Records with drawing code
— START —

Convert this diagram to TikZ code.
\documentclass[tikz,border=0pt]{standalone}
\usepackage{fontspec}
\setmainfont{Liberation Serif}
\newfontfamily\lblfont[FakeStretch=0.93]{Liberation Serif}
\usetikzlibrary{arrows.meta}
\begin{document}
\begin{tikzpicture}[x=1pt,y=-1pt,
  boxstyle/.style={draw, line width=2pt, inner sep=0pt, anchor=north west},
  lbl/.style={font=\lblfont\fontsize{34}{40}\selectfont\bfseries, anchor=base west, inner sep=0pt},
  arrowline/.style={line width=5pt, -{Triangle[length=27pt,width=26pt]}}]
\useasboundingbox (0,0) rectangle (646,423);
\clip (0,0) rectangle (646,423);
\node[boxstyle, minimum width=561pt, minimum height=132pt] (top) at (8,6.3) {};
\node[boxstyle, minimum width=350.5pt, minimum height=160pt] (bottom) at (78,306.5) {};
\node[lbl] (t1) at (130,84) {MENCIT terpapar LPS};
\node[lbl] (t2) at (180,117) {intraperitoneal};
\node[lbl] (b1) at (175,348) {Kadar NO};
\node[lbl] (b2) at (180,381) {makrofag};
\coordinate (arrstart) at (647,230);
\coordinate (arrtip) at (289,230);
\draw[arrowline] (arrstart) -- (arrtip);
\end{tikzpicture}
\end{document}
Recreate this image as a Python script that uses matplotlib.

— END —

**Directive**
Extract each record, keeping it identical to the original.

**Solution below**
Convert this diagram to TikZ code.
\documentclass[tikz,border=0pt]{standalone}
\usepackage{fontspec}
\setmainfont{Liberation Serif}
\newfontfamily\lblfont[FakeStretch=0.93]{Liberation Serif}
\usetikzlibrary{arrows.meta}
\begin{document}
\begin{tikzpicture}[x=1pt,y=-1pt,
  boxstyle/.style={draw, line width=2pt, inner sep=0pt, anchor=north west},
  lbl/.style={font=\lblfont\fontsize{34}{40}\selectfont\bfseries, anchor=base west, inner sep=0pt},
  arrowline/.style={line width=5pt, -{Triangle[length=27pt,width=26pt]}}]
\useasboundingbox (0,0) rectangle (646,423);
\clip (0,0) rectangle (646,423);
\node[boxstyle, minimum width=561pt, minimum height=132pt] (top) at (8,6.3) {};
\node[boxstyle, minimum width=350.5pt, minimum height=160pt] (bottom) at (78,306.5) {};
\node[lbl] (t1) at (130,84) {MENCIT terpapar LPS};
\node[lbl] (t2) at (180,117) {intraperitoneal};
\node[lbl] (b1) at (175,348) {Kadar NO};
\node[lbl] (b2) at (180,381) {makrofag};
\coordinate (arrstart) at (647,230);
\coordinate (arrtip) at (289,230);
\draw[arrowline] (arrstart) -- (arrtip);
\end{tikzpicture}
\end{document}
Recreate this image as a Python script that uses matplotlib.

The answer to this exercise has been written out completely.